In its regional premiere, Nottingham Playhouse hosts Jonathan Spector's Tony award-winning play Eureka Day, depicting a fictional parent-teacher conference in a Californian private school. Equating both confrontation and compassion, debate ensues on the school's vaccine policy following a mumps outbreak. James Grieve directs a polarising revival that channels contemporary anxieties from the COVID-19 epidemic, and its impact on our human nature.


Leading a highly sustainable vision, Eleanor Field's design invites audiences into the titular school's library. Adorned with rainbows, bunting and bean bags, an intensely vibrant colour palette is ironically brilliant as grown adults quarrel in a children's environment, perhaps a testament to their immaturity. Incorporating set pieces sourced from local Nottingham schools, an eclectic collection acts as a token for excessive American aesthetic.

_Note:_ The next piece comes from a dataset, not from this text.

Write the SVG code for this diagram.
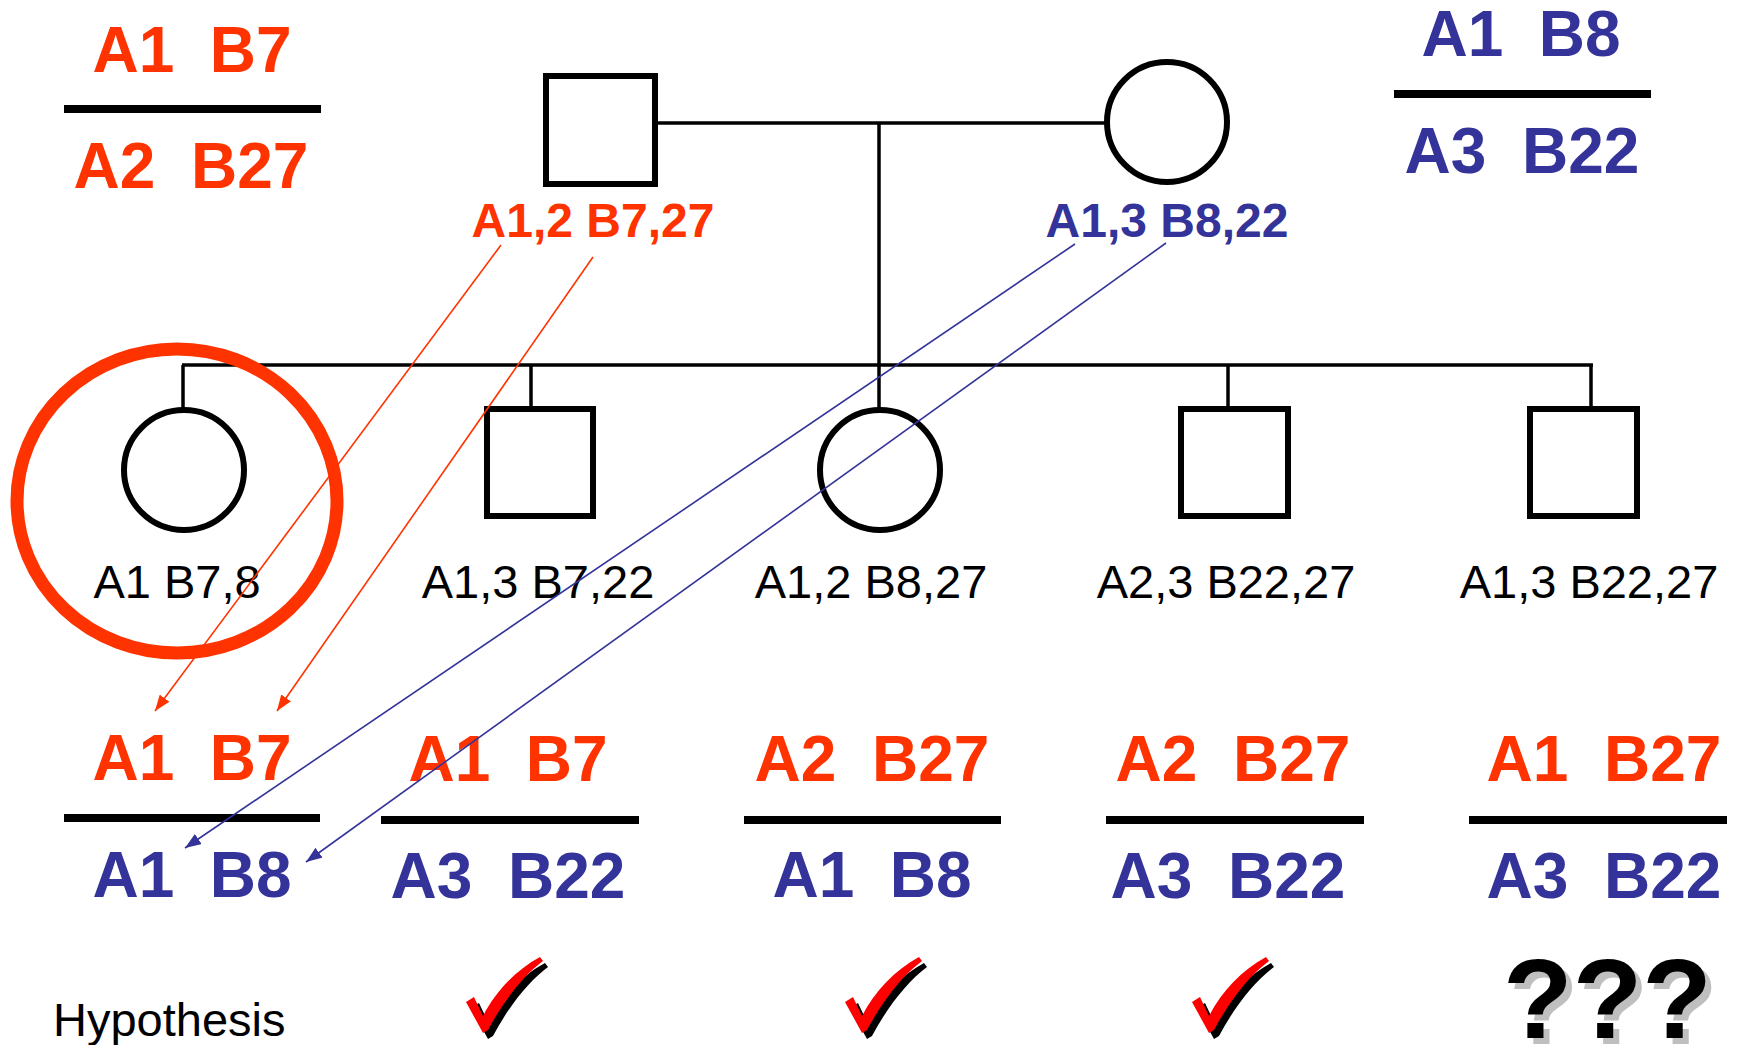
<svg xmlns="http://www.w3.org/2000/svg" width="1738" height="1045" viewBox="0 0 1738 1045">
<style>
.bg{fill:#fff}
.sym{fill:none;stroke:#000;stroke-width:6}
.ln{stroke:#000;stroke-width:3.5;fill:none}
.bar{fill:#000}
.rb{font-family:"Liberation Sans",Arial,sans-serif;font-weight:bold;font-size:64px;fill:#FF3300;text-anchor:middle}
.bb{font-family:"Liberation Sans",Arial,sans-serif;font-weight:bold;font-size:64px;fill:#333399;text-anchor:middle}
.pr{font-size:48px}
.kid{font-family:"Liberation Sans",Arial,sans-serif;font-size:47px;fill:#000;text-anchor:middle}
.hyp{font-family:"Liberation Sans",Arial,sans-serif;font-size:47px;fill:#000}
.red{stroke:#FF3300;stroke-width:1.6;fill:none}
.blue{stroke:#333399;stroke-width:1.6;fill:none}
.q{font-family:"Liberation Sans",Arial,sans-serif;font-weight:bold;font-size:114px}
</style>
<defs>
<marker id="ar" viewBox="0 0 16 12" refX="16" refY="6" markerWidth="16" markerHeight="12" markerUnits="userSpaceOnUse" orient="auto"><path d="M0,0 L16,6 L0,12 Z" fill="#FF3300"/></marker>
<marker id="ab" viewBox="0 0 16 12" refX="16" refY="6" markerWidth="16" markerHeight="12" markerUnits="userSpaceOnUse" orient="auto"><path d="M0,0 L16,6 L0,12 Z" fill="#333399"/></marker>
<path id="chk" d="M0,44 L8,39 L17,58 C30,33 50,12 74,-1 L77,3 C58,17 38,42 22,72 L17,75 Z"/>
<g id="tick"><use href="#chk" x="5" y="6" fill="#000"/><use href="#chk" fill="#FF0000"/></g>
</defs>
<rect class="bg" x="0" y="0" width="1738" height="1045"/>

<g id="father-haplotypes">
<text class="rb" x="192" y="72">A1&#160; B7</text>
<rect class="bar" x="64" y="105" width="257" height="8"/>
<text class="rb" x="191" y="188">A2&#160; B27</text>
</g>
<g id="mother-haplotypes">
<text class="bb" x="1521" y="56">A1&#160; B8</text>
<rect class="bar" x="1394" y="90" width="257" height="8"/>
<text class="bb" x="1522" y="173">A3&#160; B22</text>
</g>

<g id="pedigree-lines">
<line class="ln" x1="655" y1="123" x2="1107" y2="123"/>
<line class="ln" x1="879" y1="123" x2="879" y2="408"/>
<line class="ln" x1="182" y1="365" x2="1593" y2="365"/>
<line class="ln" x1="183" y1="365" x2="183" y2="410"/>
<line class="ln" x1="531" y1="365" x2="531" y2="408"/>
<line class="ln" x1="1228" y1="365" x2="1228" y2="408"/>
<line class="ln" x1="1591" y1="365" x2="1591" y2="408"/>
</g>

<g id="father">
<rect class="sym" x="546" y="76" width="109" height="108"/>
<text class="rb pr" x="593" y="237">A1,2 B7,27</text>
</g>
<g id="mother">
<circle class="sym" cx="1167" cy="122" r="60"/>
<text class="bb pr" x="1167" y="237">A1,3 B8,22</text>
</g>

<g id="highlight">
<ellipse cx="177" cy="501" rx="160" ry="152" fill="none" stroke="#FF3300" stroke-width="13"/>
</g>

<g id="child1">
<circle class="sym" cx="184" cy="470" r="60"/>
<text class="kid" x="177" y="598">A1 B7,8</text>
</g>
<g id="child2">
<rect class="sym" x="487" y="409" width="106" height="107"/>
<text class="kid" x="538" y="598">A1,3 B7,22</text>
</g>
<g id="child3">
<circle class="sym" cx="880" cy="470" r="60"/>
<text class="kid" x="871" y="598">A1,2 B8,27</text>
</g>
<g id="child4">
<rect class="sym" x="1181" y="409" width="107" height="107"/>
<text class="kid" x="1226" y="598">A2,3 B22,27</text>
</g>
<g id="child5">
<rect class="sym" x="1530" y="409" width="107" height="107"/>
<text class="kid" x="1589" y="598">A1,3 B22,27</text>
</g>

<g id="hap1">
<text class="rb" x="192" y="780">A1&#160; B7</text>
<rect class="bar" x="64" y="814" width="256" height="8"/>
<text class="bb" x="192" y="897">A1&#160; B8</text>
</g>
<g id="hap2">
<text class="rb" x="508" y="781">A1&#160; B7</text>
<rect class="bar" x="381" y="816" width="258" height="8"/>
<text class="bb" x="508" y="898">A3&#160; B22</text>
</g>
<g id="hap3">
<text class="rb" x="872" y="781">A2&#160; B27</text>
<rect class="bar" x="744" y="816" width="257" height="8"/>
<text class="bb" x="872" y="897">A1&#160; B8</text>
</g>
<g id="hap4">
<text class="rb" x="1233" y="781">A2&#160; B27</text>
<rect class="bar" x="1106" y="816" width="258" height="8"/>
<text class="bb" x="1228" y="898">A3&#160; B22</text>
</g>
<g id="hap5">
<text class="rb" x="1604" y="781">A1&#160; B27</text>
<rect class="bar" x="1469" y="816" width="258" height="8"/>
<text class="bb" x="1604" y="898">A3&#160; B22</text>
</g>

<g id="hypothesis">
<text class="hyp" x="53" y="1036">Hypothesis</text>
<use href="#tick" x="466" y="958"/>
<use href="#tick" x="845" y="958"/>
<use href="#tick" x="1192" y="958"/>
<text class="q" x="1509" y="1044" fill="#BFBFBF">???</text>
<text class="q" x="1503" y="1038" fill="#000">???</text>
</g>

<g id="connectors">
<line class="red" x1="501" y1="245" x2="155" y2="711" marker-end="url(#ar)"/>
<line class="red" x1="593" y1="257" x2="277" y2="711" marker-end="url(#ar)"/>
<line class="blue" x1="1075" y1="244" x2="185" y2="848" marker-end="url(#ab)"/>
<line class="blue" x1="1166" y1="243" x2="306" y2="862" marker-end="url(#ab)"/>
</g>
</svg>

Photography Credit: Pamela Raith
Photography Credit: Pamela Raith

Jenna Russell's turn as Suzanne is magnificent in epitomizing the fear-mongering figure of the anti-vaxxer, leading with a steely impression and patronising tone. Drawing from the role's empathy, Russell emotionally invests herself into such a complex character, avoiding crude stereotypes and recognising the importance not to villainise, otherwise we lose the theatrical importance of discussion. These topics are uncomfortable, yet it encourages viewers to acknowledge open discourse.

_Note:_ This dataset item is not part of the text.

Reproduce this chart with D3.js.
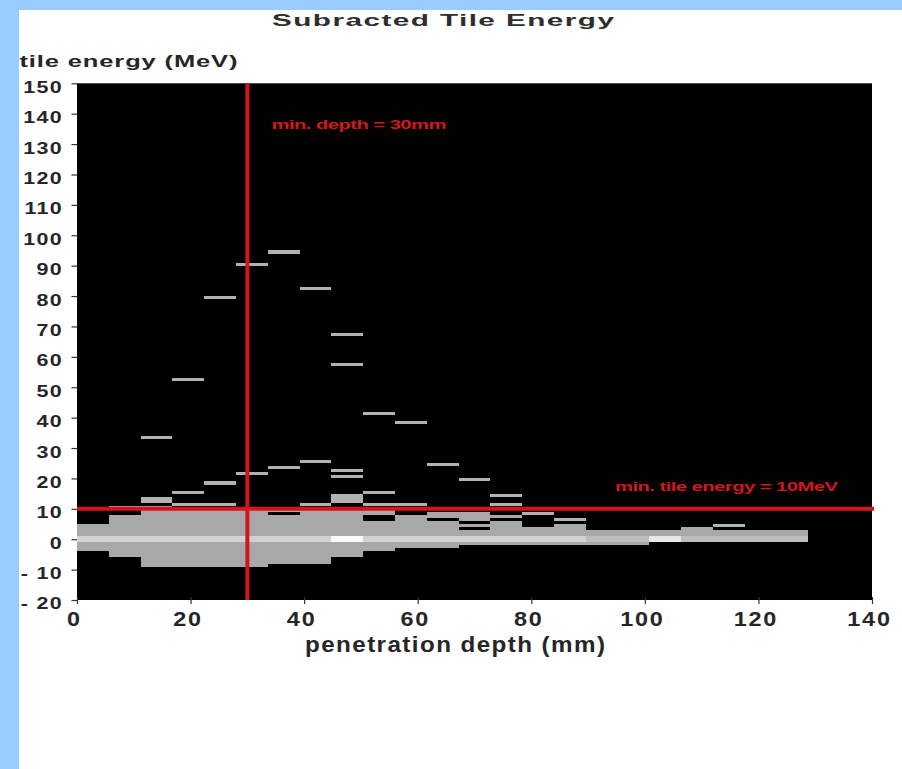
<!DOCTYPE html>
<html>
<head>
<meta charset="utf-8">
<script src="https://cdn.jsdelivr.net/npm/d3@7"></script>
<style>
  html, body { margin: 0; padding: 0; background: #99ccff; }
  svg { display: block; }
  text { font-family: "Liberation Sans", Arial, sans-serif; }
</style>
</head>
<body>
<svg id="chart" width="902" height="769"></svg>
<script>
// ---------------- data ----------------
const titleText = "Subracted Tile Energy";
const yLabelText = "tile energy (MeV)";
const xLabelText = "penetration depth (mm)";
const depthCutText = "min. depth = 30mm";
const energyCutText = "min. tile energy = 10MeV";

const depthDomain = [0, 140];     // mm
const energyDomain = [-20, 150];  // MeV
const depthBinWidth = 5.6;        // mm per histogram column
const xTickValues = [0, 20, 40, 60, 80, 100, 120, 140];
const yTickValues = [-20, -10, 0, 10, 20, 30, 40, 50, 60, 70, 80, 90, 100, 110, 120, 130, 140, 150];
const depthCut = 30;   // mm
const energyCut = 10;  // MeV

// dense (filled) part of each depth column: [column, energyLow, energyHigh]
const bodySegments = [
  [0, -4, 5],
  [1, -6, 8], [1, 10, 11],
  [2, -9, 11],
  [3, -9, 10],
  [4, -9, 10],
  [5, -9, 10],
  [6, -8, 8], [6, 9, 10],
  [7, -8, 10],
  [8, -6, 10],
  [9, -4, 6], [9, 8, 10],
  [10, -3, 8],
  [11, -3, 6], [11, 7, 9],
  [12, -2, 3], [12, 4, 5], [12, 6, 9],
  [13, -2, 6], [13, 7, 8],
  [14, -2, 4],
  [15, -2, 5],
  [16, -2, 3],
  [17, -2, 3],
  [18, -1, 3],
  [19, -1, 4],
  [20, -1, 3],
  [21, -1, 3],
  [22, -1, 3]
];

// isolated occupied cells: [column, energyLow, energyHigh]
const sparseCells = [
  [2, 33, 34], [2, 12, 14],
  [3, 52, 53], [3, 15, 16], [3, 11, 12],
  [4, 79, 80], [4, 18, 19], [4, 11, 12],
  [5, 90, 91], [5, 21, 22],
  [6, 94, 95], [6, 23, 24],
  [7, 82, 83], [7, 25, 26], [7, 11, 12],
  [8, 67, 68], [8, 57, 58], [8, 22, 23], [8, 20, 21], [8, 12, 15],
  [9, 41, 42], [9, 15, 16], [9, 11, 12],
  [10, 38, 39], [10, 11, 12],
  [11, 24, 25],
  [12, 19, 20],
  [13, 14, 15], [13, 11, 12],
  [14, 8, 9],
  [15, 6, 7],
  [20, 4, 5]
];

// relative population of the core row (-1..1 MeV) per column
const coreRange = [-1, 1];
const coreLevels = [3, 3, 3, 3, 3, 3, 3, 3, 5, 3, 3, 3, 3, 3, 3, 3, 2, 2, 4, 2, 2, 2, 2];

// ---------------- drawing ----------------
const svg = d3.select("#chart");

svg.append("rect").attr("x", 19).attr("y", 10).attr("width", 902 - 19).attr("height", 769 - 10)
  .attr("fill", "#ffffff");

const plot = { left: 77, right: 872, top: 83.3, bottom: 600 };
const x = d3.scaleLinear().domain(depthDomain).range([plot.left, plot.right]);
const y = d3.scaleLinear().domain(energyDomain).range([plot.bottom, plot.top]);

svg.append("rect")
  .attr("x", plot.left).attr("y", plot.top)
  .attr("width", plot.right - plot.left).attr("height", plot.bottom - plot.top)
  .attr("fill", "#000000");

const bodyColor = "#a8a8a8";
const sparseColor = "#b2b2b2";
const coreColor = d3.scaleLinear().domain([2, 5]).range(["#bdbdbd", "#fbfbfb"]);

function cellRect(sel, fill) {
  sel.attr("x", d => x(d[0] * depthBinWidth))
     .attr("width", d => x((d[0] + 1) * depthBinWidth) - x(d[0] * depthBinWidth))
     .attr("y", d => y(d[2]))
     .attr("height", d => y(d[1]) - y(d[2]))
     .attr("fill", fill)
     .attr("shape-rendering", "crispEdges");
}

const cells = svg.append("g");
cells.selectAll("rect.body").data(bodySegments).join("rect").attr("class", "body").call(cellRect, bodyColor);
cells.selectAll("rect.core").data(coreLevels.map((lv, i) => [i, coreRange[0], coreRange[1], lv]))
  .join("rect").attr("class", "core").call(cellRect, d => coreColor(d[3]));
cells.selectAll("rect.sparse").data(sparseCells).join("rect").attr("class", "sparse").call(cellRect, sparseColor);

// cut lines
const red = "#d3141e";
svg.append("line")
  .attr("x1", x(depthCut)).attr("x2", x(depthCut))
  .attr("y1", plot.top).attr("y2", plot.bottom)
  .attr("stroke", red).attr("stroke-width", 4);
svg.append("line")
  .attr("x1", plot.left).attr("x2", plot.right + 2)
  .attr("y1", y(energyCut)).attr("y2", y(energyCut))
  .attr("stroke", red).attr("stroke-width", 4);

// stretched text helper
function stretchText(str, left, baseline, size, width, sx, fill, weight) {
  const g = svg.append("g").attr("transform", `translate(${left},${baseline}) scale(${sx},1)`);
  g.append("text")
    .attr("x", 0).attr("y", 0)
    .attr("font-size", size)
    .attr("font-weight", weight || "bold")
    .attr("fill", fill)
    .attr("textLength", width / sx)
    .attr("lengthAdjust", "spacing")
    .text(str);
}

stretchText(depthCutText, 271.5, 129, 13.5, 175, 1.5, "#cf1a1a", "bold");
stretchText(energyCutText, 615, 490.5, 13.5, 223, 1.5, "#cf1a1a", "bold");

// axes
const textColor = "#262626";
const yAxis = d3.axisLeft(y).tickValues(yTickValues).tickSize(5.5).tickSizeOuter(0)
  .tickFormat(v => v < 0 ? "- " + Math.abs(v) : String(v));
const gy = svg.append("g").attr("transform", `translate(${plot.left},0)`).call(yAxis);
gy.select(".domain").remove();
gy.selectAll(".tick line").attr("stroke", "#333").attr("stroke-width", 1.2);
gy.selectAll(".tick text")
  .attr("font-size", 16.5).attr("font-weight", "bold").attr("fill", textColor)
  .attr("font-family", "'Liberation Sans', Arial, sans-serif")
  .attr("letter-spacing", 1)
  .attr("x", -14 / 1.3).attr("y", 3.2).attr("dy", "0.35em")
  .attr("transform", "scale(1.3,1)");

const xAxis = d3.axisBottom(x).tickValues(xTickValues).tickSize(4).tickSizeOuter(0);
const gx = svg.append("g").attr("transform", `translate(0,${plot.bottom})`).call(xAxis);
gx.select(".domain").remove();
gx.selectAll(".tick line").attr("stroke", "#333").attr("stroke-width", 1.2).attr("y1", -3);
gx.selectAll(".tick text")
  .attr("font-size", 19.5).attr("font-weight", "bold").attr("fill", textColor)
  .attr("font-family", "'Liberation Sans', Arial, sans-serif")
  .attr("letter-spacing", 1.5)
  .attr("x", -3 / 1.2).attr("y", 26.5).attr("dy", 0)
  .attr("transform", "scale(1.2,1)");

// titles
stretchText(titleText, 272, 25.5, 17, 342, 1.75, "#2e2e2e", "bold");
stretchText(yLabelText, 19.5, 66.5, 17, 218, 1.5, textColor, "bold");
stretchText(xLabelText, 305, 651.5, 22, 300, 1.1, textColor, "bold");
</script>
</body>
</html>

While negotiating a surprisingly humorous script, Spector's writing is intelligent in covering many social concepts, opening with a non-monogamous relationship (Matt Gavan & Kirsty Rider) to demonstrate the evolving shape of families, and the private lives of those impacted by child illness. Additionally, newest to the committee Carina (Adele James) receives a series of microaggressions being the sole Black member of the board. In a setting that prides itself on being progressive, the privileged setting of a private school and its policies lends itself to great hypocrisy.


Language occasionally feels choppy due to overlaps, stutters and broken sentences in a fragmented text. Variety of pacing is neglected, where a loss of nuance and the inability to pause results in rushed speech patterns. This betters itself across the company as the show progresses its 1hr 45m runtime, unfortunately delivery in the opening scenes comes across as unnatural in a play that thrives on its genuinity.

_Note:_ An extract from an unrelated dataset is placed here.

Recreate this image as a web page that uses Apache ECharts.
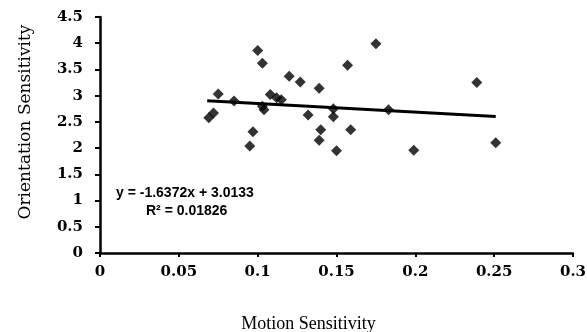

Photography Credit: Pamela Raith
Photography Credit: Pamela Raith

This production's highlight is the community meeting, championing Matt Powell's video design to replicate an application akin to Zoom (see image for reference). The script becomes subsidiary as our attention is directed to the online comment stream, that develops into an all-out war. These imaginary users cross the line of decency on multiple occasions, and the audience erupt into howls of laughter unlike anything I have heard in the theatre. Don (Jonathan Coy) takes on a Jackie Weaver-esque cluelessness as firework filters explode behind him, everything about the scene is simply ingenious and sentimental to our online lives. This scene alone gets two rounds of applause, which is immensely rare during a play, yet so deserved!


There is much to praise through Grieve's direction of Eureka Day. The production is aware of its own intellectuality, and it can occasionally run away with itself. Nonetheless, Spector's play excels in its ability to satirize a distressing socio-political era of our recent history, albeit indirectly through the mumps vaccine. Its comedy is sympathetic to parental hysteria and cancel culture, in turn promoting the importance of community.